Reputation: 42444
I want get only the starting html tags. Lets say I have html like this
<div class="some">Here is a sample text<br /><p>A paragraph here</p></div>
<ul><li>List Item</li></ul>
From the above html I want to extract this information
<div
<br
<p
<ul
<li
see I dont need ending '>' of tags
Upvotes: 0
Views: 203
Reputation: 120858
How about this:
String input = "<div class=\"some\">Here is a sample text<br /><p>A paragraph here</p></div><ul><li>List Item</li></ul><6>";
Scanner scanner = new Scanner(input);
String result = "";
while( (result = scanner.findInLine("<\\w+")) !=null ){
System.out.println(result);
}
Upvotes: 0
Reputation: 56915
Try regex /<[a-zA-Z]+[1-6]?/g
. I added the [1-6]
for the header HTML tags - I think they're the only ones with numbers.

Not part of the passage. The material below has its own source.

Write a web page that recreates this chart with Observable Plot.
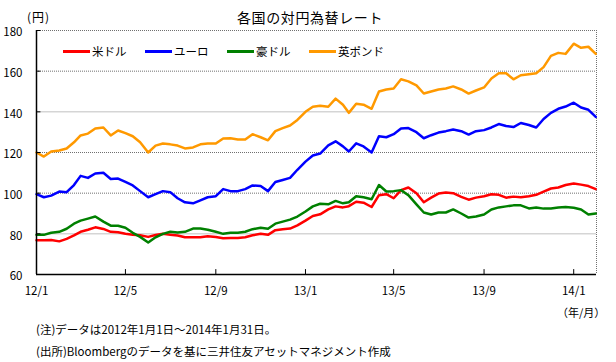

If you wanted to be sure you could do /<[a-zA-Z0-9]+/g
, since in HTML a <
is always a tag (unless it's a comment <--
), because in-line <
get converted to <
.
Upvotes: 1
Reputation: 10565
The following returns you an array of the matches with what you want from the html body.
'<div class="some">Here is a sample text<br /><p>A paragraph here</p></div><ul><li>List Item</li></ul>'.match(/<\w+/g)
Upvotes: 1